Les jeunes écologistes dégainent les premiers, scandant “le quinquennat on n’oublie pas”. Puis les jeunes Insoumis, à coup de “Macron rends l’ISF”. Emmanuel Macron prendra le soin de s’arrêter et de répondre à toutes les interpellations durant ces premières minutes, perdant ainsi le fil d’un discours qui devient alors décousu. A mesure que les interruptions cessent, le Président-candidat peut dérouler plus sereinement son bilan. Après quelques promesses d’usage sur le maintien du Concordat, Emmanuel Macron revient sur les grands chantiers européens qu’il dit avoir menés au cours des cinq années écoulées. Durant une cinquantaine de minutes, le candidat à sa réélection déroule alors le cœur de sa conception de pro-européen et liste les antagonismes le séparant du programme de Marine Le Pen.
La directive sur un salaire minimum dans l’UE, le taux d’imposition minimal des multinationales, le Green Deal, la taxe carbone aux frontières ou encore le plan de relance sont autant de victoires qu’Emmanuel Macron met à son crédit. Voilà pour le bilan. Et pour l’avenir de l’Europe ? Rien, ou plutôt rien de nouveau. Le Président-candidat n’a déroulé aucune proposition, si ce n’est la continuation des projets déjà en cours. Cela constitue déjà un programme en soi. Cependant, pour les électeurs hésitant à lui apporter leurs suffrages, il y a fort à parier que la perspective d’une continuation sur la lancée du premier quinquennat ne provoque pas grand enthousiasme, pis, elle pourrait entraîner une grève des urnes.
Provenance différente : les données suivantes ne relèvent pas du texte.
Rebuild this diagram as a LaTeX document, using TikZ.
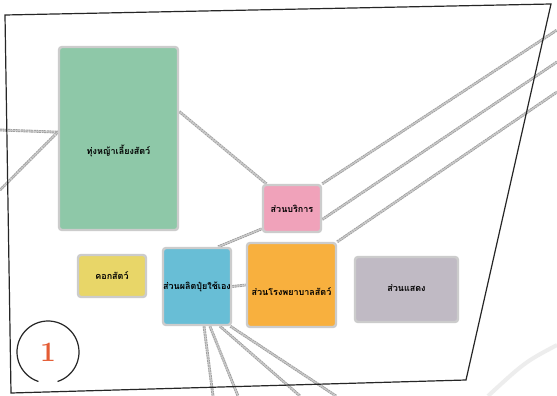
\documentclass[tikz,border=0pt]{standalone}
\usepackage{fontspec}
\newfontfamily\thaifont[Script=Thai]{Loma}
\usetikzlibrary{backgrounds}
\definecolor{zgreen}{RGB}{142,200,168}
\definecolor{zpink}{RGB}{240,162,186}
\definecolor{zyellow}{RGB}{232,214,104}
\definecolor{zblue}{RGB}{104,190,214}
\definecolor{zorange}{RGB}{248,176,62}
\definecolor{zgray}{RGB}{192,186,196}
\definecolor{numred}{RGB}{228,92,52}
\newcommand{\zt}[2]{\raisebox{#1}[0pt][0pt]{#2}}
\begin{document}
\begin{tikzpicture}[x=1pt,y=-1pt,
  zone/.style={rounded corners=3pt, draw=gray!40, line width=2.4pt, inner sep=0pt,
    font=\thaifont\bfseries\fontsize{9}{10}\selectfont, text=black},
  road/.style={draw=gray!75, line width=0.9pt, double=gray!40, double distance=1pt, dash pattern=on 2pt off 0.6pt},
  faint/.style={draw=gray!14, line width=4pt},
  frameline/.style={draw=black!85, line width=1.2pt, line join=miter}]
\useasboundingbox (0,0) rectangle (557,396);

% zones
\node[zone, fill=zgreen, minimum width=119pt, minimum height=183pt] (green) at (118.5,138.5) {\zt{-15.5pt}{ทุ่งหญ้าเลี้ยงสัตว์}};
\node[zone, fill=zpink, minimum width=58pt, minimum height=47pt] (pink) at (292,208.5) {\zt{-3.5pt}{ส่วนบริการ}};
\node[zone, fill=zyellow, minimum width=68pt, minimum height=42pt] (yellow) at (112,276) {\zt{-3pt}{คอกสัตว์}};
\node[zone, fill=zblue, minimum width=68pt, minimum height=77pt] (blue) at (197,286.5) {\zt{-2.5pt}{ส่วนผลิตปุ๋ยใช้เอง}};
\node[zone, fill=zorange, minimum width=89pt, minimum height=84pt] (orange) at (291.5,285) {\zt{-10pt}{ส่วนโรงพยาบาลสัตว์}};
\node[zone, fill=zgray, minimum width=103pt, minimum height=65pt] (grayz) at (406.5,289.5) {\zt{-2pt}{ส่วนแสดง}};

% number circle
\node[inner sep=0pt, minimum size=62pt, circle, font=\bfseries\fontsize{28}{28}\selectfont, text=numred] (num) at (48,352) {1};
\draw[black!85, line width=1.2pt] ([shift={(-72:31pt)}]num.center) arc[start angle=-72, end angle=252, radius=31pt];

% frame
\coordinate (f1) at (5,15);
\coordinate (f2) at (551,4);
\coordinate (f3) at (466,380);
\coordinate (f4) at (11,393);

% free ends
\coordinate (w1) at (0,130);
\coordinate (w2) at (0,190);
\coordinate (ne1) at (557,30);
\coordinate (ne2) at (557,62);
\coordinate (ne3) at (557,92);
\coordinate (s1) at (213,396);
\coordinate (s2) at (238,396);
\coordinate (s3) at (300,396);
\coordinate (s4) at (336,396);
\coordinate (a1) at (557,345);
\coordinate (a2) at (488,396);

\begin{scope}[on background layer]
\fill[white] (0,0) rectangle (557,396);
\draw[faint] (a1) .. controls (525,362) .. (a2);
\draw[road] (green.24) -- (pink.136);
\draw[road] (w1) -- (green.174);
\draw[road] (w2) -- (green.174);
\draw[road] (pink.north east) -- (ne1);
\draw[road] (pink.-20) -- (ne2);
\draw[road] (orange.north east) -- (ne3);
\draw[road] (blue.62) -- (pink.214);
\draw[road] (blue.east) -- (orange.west);
\draw[road] (blue.-80) -- (s1);
\draw[road] (blue.-72) -- (s2);
\draw[road] (blue.-60) -- (s3);
\draw[road] (blue.-50) -- (s4);
\end{scope}

\draw[frameline] (f1) -- (f2) -- (f3) -- (f4) -- cycle;
\end{tikzpicture}
\end{document}
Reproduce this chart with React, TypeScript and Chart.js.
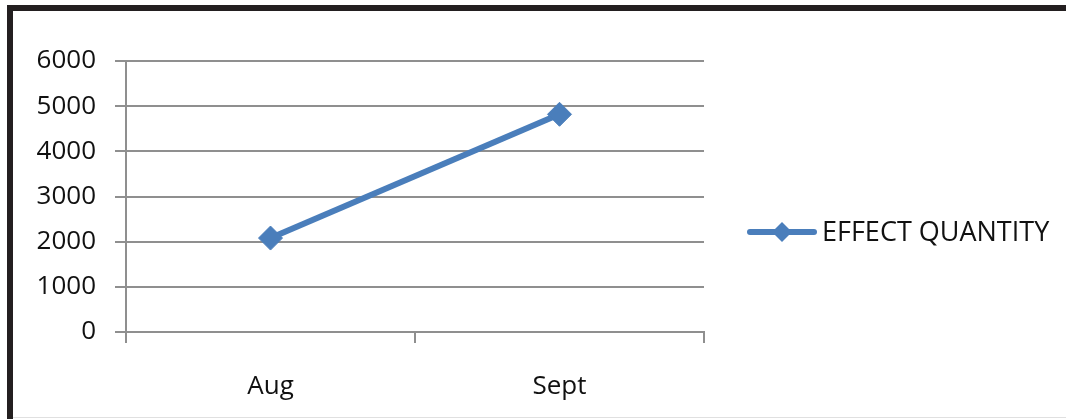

Une stratégie argumentative discutable
Emmanuel Macron a, en revanche, réservé ses attaques à la candidate du Rassemblement National. Fustigeant un programme qui reviendrait à “sortir du Conseil de l’Europe”, Emmanuel Macron a opposé que “l’humanisme a besoin de militants”. Il entend ne rien lâcher sur les valeurs constitutives de la construction européenne, et c’est bien là l’essentiel. C’est également cela qui doit constituer les fondations du barrage républicain qu’il tente de reconstituer en convainquant les électeurs de gauche de lui apporter leurs suffrages. Cependant, que penser de l’argumentation d’Emmanuel Macron à ce propos ?
Au cours de son discours, le Président a répondu à une interpellation d’un spectateur en opposant qu’avec Marine Le Pen, nous aurions la Hongrie et les travers du régime de Viktor Orban en France. Cette hypothèse semble défendable, mais est-ce la bonne manière de ramener aux urnes des électeurs dégoûtés de devoir à nouveau constituer un front républicain, le deuxième consécutif, et considérant pour certains que la politique d’Emmanuel Macron est la cause de la montée de l’extrême droite ? Cet argument, de manière abstraite, revient à dire à des personnes désenchantées, pour certaines rattrapées par la pauvreté, qu’il faudrait se réjouir car, en regardant dans l’assiette du voisin, on s’aperçoit que cela pourrait être pire. C’est un fait indéniable, mais ce genre de remarque me semble contre-productive. Une telle posture risque en effet de renforcer la posture d’un Président hors-sol, perçu comme déconnecté de leur souffrance par des millions de nos concitoyens. En définitive, persister dans cette voie, plutôt que de ramener des électeurs à la raison du barrage républicain, pourrait les pousser à s’abstenir ou, pire encore, de franchir le Rubicon du vote Marine Le Pen pour les plus désorientés.
Afin de “muscler sa jambe gauche” comme semble l’y appeler la situation, Emmanuel Macron devrait, à mon sens, développer un discours positif, tourné vers des perspectives d’avenir. Convaincre par la peur d’un repoussoir fonctionne à court terme, mais à long terme les digues s’effritent, et finiront par céder. Proposez un horizon ! Donnez l’air d’être protecteur, non seulement des libertés, mais également des droits sociaux ! Les premières concessions sur le rythme des réformes me semblent aller en ce sens, mais il est urgent de changer de braquet, afin de convaincre massivement, et non seulement qu’Emmanuel Macron batte l’extrême-droite, mais qu’il la batte largement, et démontre qu’une large majorité de français ne veut pas d’un discours rétrograde et haineux.